While they no longer offer tours of their factory except on Youtube (Remember when you could tour the Hershey chocolate factory and stick your fingers in the huge vats of molten chocolate?? Yeah, that’s why these places no longer offer factory tours), the Dieffenbach potato chip factory outside of the village of Host on Rte. 419 is still interesting. We locals still eat potato chips by the tin-load. Get a metal tin and watch them load it from a chute direct from the factory floor. Take some home for you co-workers; you’ll be a super-hero. Shhh, let’s keep it to ourselves that the best ones are cooked in lard. The ones in the brown bags are cooked in vegetable oil and suitable for vegetarians. Both are proudly gluten-free, but I don't think that’s going to win over your doctor.

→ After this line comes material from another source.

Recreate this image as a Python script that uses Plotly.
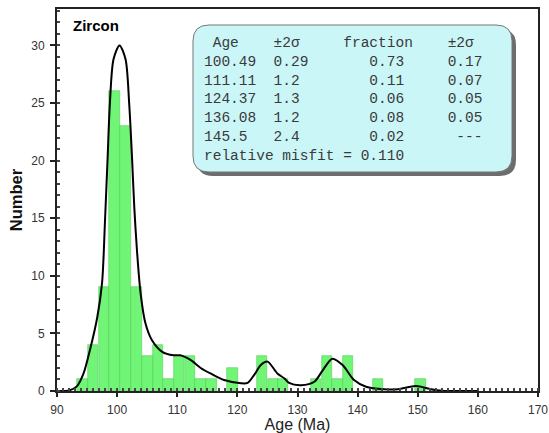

Cabela’s sporting goods store (610-929-7000) is east on Rte. 78 about 15 miles and has an absurd quantity of animal dioramas.
The Allen Theatre in Annville (30 minutes drive) is a luxurious old-style movie theatres with a modern coffeehouse. Call 717-867-4766 to see find out their current showing or special entertainment.
There are quite a few big antique markets down Rte 422 in Adamstown.
If you love cars, then you will want to visit Jerry’s Classic Car and Collectibles Museum in Pottsville, about 30 minutes away. Also check out the Antique Automobile Club of America Museum, an affiliate of the Smithsonian, about 32 miles away in nearby Hershey.
Bethel now has its own coffee shop! The Gathering Place (717-933-5958) doesn’t have a huge menu, but if you hunkering for a bagel sandwich and a cappuccino, it’s now only a few miles away. You probably won’t hear PA Dutch spoken at the Stammtisch, but if Dwight Miller, the local auctioneer, is holding court, you’ll hear some entertaining jokes. Hours at 6-11 M-F, 7-11 on Saturdays. Closed Sunday, of course.
And much, much more...
Check out the blue three-ring binder and the basket full of flyers on the windowsill on the right side of the fireplace for many more things to do and places to explore.